Data excerpt

+ + +

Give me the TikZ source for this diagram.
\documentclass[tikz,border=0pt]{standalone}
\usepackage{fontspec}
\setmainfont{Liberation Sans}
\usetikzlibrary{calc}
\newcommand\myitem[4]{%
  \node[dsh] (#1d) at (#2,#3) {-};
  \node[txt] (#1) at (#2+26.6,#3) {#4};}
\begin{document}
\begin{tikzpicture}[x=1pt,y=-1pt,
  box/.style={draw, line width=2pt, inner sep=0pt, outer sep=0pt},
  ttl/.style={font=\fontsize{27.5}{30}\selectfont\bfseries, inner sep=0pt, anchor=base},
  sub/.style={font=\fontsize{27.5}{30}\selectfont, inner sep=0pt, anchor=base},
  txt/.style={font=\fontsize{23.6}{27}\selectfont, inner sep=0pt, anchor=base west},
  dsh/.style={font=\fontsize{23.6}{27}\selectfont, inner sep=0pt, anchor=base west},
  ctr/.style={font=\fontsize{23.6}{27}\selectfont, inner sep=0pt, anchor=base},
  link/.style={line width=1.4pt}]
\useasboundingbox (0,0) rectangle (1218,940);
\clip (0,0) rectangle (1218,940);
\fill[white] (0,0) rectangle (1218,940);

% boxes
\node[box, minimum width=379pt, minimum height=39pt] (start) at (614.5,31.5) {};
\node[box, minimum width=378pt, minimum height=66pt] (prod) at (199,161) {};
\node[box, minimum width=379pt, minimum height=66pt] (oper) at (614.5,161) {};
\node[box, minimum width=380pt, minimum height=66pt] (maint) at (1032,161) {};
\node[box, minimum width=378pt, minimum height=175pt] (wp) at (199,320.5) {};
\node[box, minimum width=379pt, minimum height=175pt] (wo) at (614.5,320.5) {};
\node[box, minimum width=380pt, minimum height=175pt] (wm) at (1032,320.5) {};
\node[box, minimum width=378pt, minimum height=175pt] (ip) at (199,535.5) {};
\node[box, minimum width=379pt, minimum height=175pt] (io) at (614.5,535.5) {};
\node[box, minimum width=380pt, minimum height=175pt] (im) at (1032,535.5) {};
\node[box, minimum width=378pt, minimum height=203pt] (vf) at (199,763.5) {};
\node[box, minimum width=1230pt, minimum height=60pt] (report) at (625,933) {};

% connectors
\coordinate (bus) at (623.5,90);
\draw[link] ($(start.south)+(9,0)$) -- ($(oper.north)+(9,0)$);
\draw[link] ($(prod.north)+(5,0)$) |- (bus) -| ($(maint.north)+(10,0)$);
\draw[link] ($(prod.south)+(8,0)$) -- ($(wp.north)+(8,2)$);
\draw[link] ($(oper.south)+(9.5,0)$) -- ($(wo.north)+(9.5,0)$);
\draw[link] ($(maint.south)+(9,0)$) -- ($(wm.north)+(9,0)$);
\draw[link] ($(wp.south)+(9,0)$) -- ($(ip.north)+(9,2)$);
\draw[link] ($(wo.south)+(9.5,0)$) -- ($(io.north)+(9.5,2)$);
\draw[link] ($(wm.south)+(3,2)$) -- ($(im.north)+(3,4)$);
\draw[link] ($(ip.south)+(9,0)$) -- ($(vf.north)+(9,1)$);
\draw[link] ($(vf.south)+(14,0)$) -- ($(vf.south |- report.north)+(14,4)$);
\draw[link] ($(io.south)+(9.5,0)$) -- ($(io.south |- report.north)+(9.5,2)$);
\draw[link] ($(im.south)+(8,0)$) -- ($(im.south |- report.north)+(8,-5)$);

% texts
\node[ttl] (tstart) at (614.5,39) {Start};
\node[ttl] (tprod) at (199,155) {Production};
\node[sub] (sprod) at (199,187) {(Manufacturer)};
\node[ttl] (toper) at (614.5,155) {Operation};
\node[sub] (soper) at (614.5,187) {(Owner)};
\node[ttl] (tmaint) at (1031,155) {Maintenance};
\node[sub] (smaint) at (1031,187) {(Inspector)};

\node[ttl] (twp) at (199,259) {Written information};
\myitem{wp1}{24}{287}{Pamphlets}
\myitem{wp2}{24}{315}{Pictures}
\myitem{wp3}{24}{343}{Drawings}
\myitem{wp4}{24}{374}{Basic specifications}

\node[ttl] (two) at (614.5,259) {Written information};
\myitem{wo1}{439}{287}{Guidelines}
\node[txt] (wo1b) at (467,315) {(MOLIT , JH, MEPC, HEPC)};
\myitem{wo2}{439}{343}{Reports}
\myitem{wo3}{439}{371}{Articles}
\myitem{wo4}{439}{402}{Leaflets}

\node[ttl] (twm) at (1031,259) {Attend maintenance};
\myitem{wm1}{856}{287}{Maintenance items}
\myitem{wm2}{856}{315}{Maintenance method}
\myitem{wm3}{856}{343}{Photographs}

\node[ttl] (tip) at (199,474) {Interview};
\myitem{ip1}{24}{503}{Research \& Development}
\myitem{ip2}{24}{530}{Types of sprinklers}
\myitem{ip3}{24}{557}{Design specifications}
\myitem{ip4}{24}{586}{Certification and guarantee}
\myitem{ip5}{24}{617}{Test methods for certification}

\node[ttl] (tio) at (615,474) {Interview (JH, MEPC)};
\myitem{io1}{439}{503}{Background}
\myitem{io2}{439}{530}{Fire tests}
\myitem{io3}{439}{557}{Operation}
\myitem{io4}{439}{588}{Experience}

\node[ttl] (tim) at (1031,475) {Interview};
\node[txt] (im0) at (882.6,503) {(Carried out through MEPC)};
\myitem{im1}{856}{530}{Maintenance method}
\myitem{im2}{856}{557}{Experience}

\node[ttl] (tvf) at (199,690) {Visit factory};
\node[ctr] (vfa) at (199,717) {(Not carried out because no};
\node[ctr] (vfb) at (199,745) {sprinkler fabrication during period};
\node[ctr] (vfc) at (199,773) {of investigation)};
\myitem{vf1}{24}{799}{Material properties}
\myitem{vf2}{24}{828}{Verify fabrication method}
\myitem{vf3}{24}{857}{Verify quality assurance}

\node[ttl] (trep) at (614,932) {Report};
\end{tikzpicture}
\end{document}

+ + +

Directions for this task
Make an exact copy of every line in the data.

Response to the task
Give me the TikZ source for this diagram.
\documentclass[tikz,border=0pt]{standalone}
\usepackage{fontspec}
\setmainfont{Liberation Sans}
\usetikzlibrary{calc}
\newcommand\myitem[4]{%
  \node[dsh] (#1d) at (#2,#3) {-};
  \node[txt] (#1) at (#2+26.6,#3) {#4};}
\begin{document}
\begin{tikzpicture}[x=1pt,y=-1pt,
  box/.style={draw, line width=2pt, inner sep=0pt, outer sep=0pt},
  ttl/.style={font=\fontsize{27.5}{30}\selectfont\bfseries, inner sep=0pt, anchor=base},
  sub/.style={font=\fontsize{27.5}{30}\selectfont, inner sep=0pt, anchor=base},
  txt/.style={font=\fontsize{23.6}{27}\selectfont, inner sep=0pt, anchor=base west},
  dsh/.style={font=\fontsize{23.6}{27}\selectfont, inner sep=0pt, anchor=base west},
  ctr/.style={font=\fontsize{23.6}{27}\selectfont, inner sep=0pt, anchor=base},
  link/.style={line width=1.4pt}]
\useasboundingbox (0,0) rectangle (1218,940);
\clip (0,0) rectangle (1218,940);
\fill[white] (0,0) rectangle (1218,940);

% boxes
\node[box, minimum width=379pt, minimum height=39pt] (start) at (614.5,31.5) {};
\node[box, minimum width=378pt, minimum height=66pt] (prod) at (199,161) {};
\node[box, minimum width=379pt, minimum height=66pt] (oper) at (614.5,161) {};
\node[box, minimum width=380pt, minimum height=66pt] (maint) at (1032,161) {};
\node[box, minimum width=378pt, minimum height=175pt] (wp) at (199,320.5) {};
\node[box, minimum width=379pt, minimum height=175pt] (wo) at (614.5,320.5) {};
\node[box, minimum width=380pt, minimum height=175pt] (wm) at (1032,320.5) {};
\node[box, minimum width=378pt, minimum height=175pt] (ip) at (199,535.5) {};
\node[box, minimum width=379pt, minimum height=175pt] (io) at (614.5,535.5) {};
\node[box, minimum width=380pt, minimum height=175pt] (im) at (1032,535.5) {};
\node[box, minimum width=378pt, minimum height=203pt] (vf) at (199,763.5) {};
\node[box, minimum width=1230pt, minimum height=60pt] (report) at (625,933) {};

% connectors
\coordinate (bus) at (623.5,90);
\draw[link] ($(start.south)+(9,0)$) -- ($(oper.north)+(9,0)$);
\draw[link] ($(prod.north)+(5,0)$) |- (bus) -| ($(maint.north)+(10,0)$);
\draw[link] ($(prod.south)+(8,0)$) -- ($(wp.north)+(8,2)$);
\draw[link] ($(oper.south)+(9.5,0)$) -- ($(wo.north)+(9.5,0)$);
\draw[link] ($(maint.south)+(9,0)$) -- ($(wm.north)+(9,0)$);
\draw[link] ($(wp.south)+(9,0)$) -- ($(ip.north)+(9,2)$);
\draw[link] ($(wo.south)+(9.5,0)$) -- ($(io.north)+(9.5,2)$);
\draw[link] ($(wm.south)+(3,2)$) -- ($(im.north)+(3,4)$);
\draw[link] ($(ip.south)+(9,0)$) -- ($(vf.north)+(9,1)$);
\draw[link] ($(vf.south)+(14,0)$) -- ($(vf.south |- report.north)+(14,4)$);
\draw[link] ($(io.south)+(9.5,0)$) -- ($(io.south |- report.north)+(9.5,2)$);
\draw[link] ($(im.south)+(8,0)$) -- ($(im.south |- report.north)+(8,-5)$);

% texts
\node[ttl] (tstart) at (614.5,39) {Start};
\node[ttl] (tprod) at (199,155) {Production};
\node[sub] (sprod) at (199,187) {(Manufacturer)};
\node[ttl] (toper) at (614.5,155) {Operation};
\node[sub] (soper) at (614.5,187) {(Owner)};
\node[ttl] (tmaint) at (1031,155) {Maintenance};
\node[sub] (smaint) at (1031,187) {(Inspector)};

\node[ttl] (twp) at (199,259) {Written information};
\myitem{wp1}{24}{287}{Pamphlets}
\myitem{wp2}{24}{315}{Pictures}
\myitem{wp3}{24}{343}{Drawings}
\myitem{wp4}{24}{374}{Basic specifications}

\node[ttl] (two) at (614.5,259) {Written information};
\myitem{wo1}{439}{287}{Guidelines}
\node[txt] (wo1b) at (467,315) {(MOLIT , JH, MEPC, HEPC)};
\myitem{wo2}{439}{343}{Reports}
\myitem{wo3}{439}{371}{Articles}
\myitem{wo4}{439}{402}{Leaflets}

\node[ttl] (twm) at (1031,259) {Attend maintenance};
\myitem{wm1}{856}{287}{Maintenance items}
\myitem{wm2}{856}{315}{Maintenance method}
\myitem{wm3}{856}{343}{Photographs}

\node[ttl] (tip) at (199,474) {Interview};
\myitem{ip1}{24}{503}{Research \& Development}
\myitem{ip2}{24}{530}{Types of sprinklers}
\myitem{ip3}{24}{557}{Design specifications}
\myitem{ip4}{24}{586}{Certification and guarantee}
\myitem{ip5}{24}{617}{Test methods for certification}

\node[ttl] (tio) at (615,474) {Interview (JH, MEPC)};
\myitem{io1}{439}{503}{Background}
\myitem{io2}{439}{530}{Fire tests}
\myitem{io3}{439}{557}{Operation}
\myitem{io4}{439}{588}{Experience}

\node[ttl] (tim) at (1031,475) {Interview};
\node[txt] (im0) at (882.6,503) {(Carried out through MEPC)};
\myitem{im1}{856}{530}{Maintenance method}
\myitem{im2}{856}{557}{Experience}

\node[ttl] (tvf) at (199,690) {Visit factory};
\node[ctr] (vfa) at (199,717) {(Not carried out because no};
\node[ctr] (vfb) at (199,745) {sprinkler fabrication during period};
\node[ctr] (vfc) at (199,773) {of investigation)};
\myitem{vf1}{24}{799}{Material properties}
\myitem{vf2}{24}{828}{Verify fabrication method}
\myitem{vf3}{24}{857}{Verify quality assurance}

\node[ttl] (trep) at (614,932) {Report};
\end{tikzpicture}
\end{document}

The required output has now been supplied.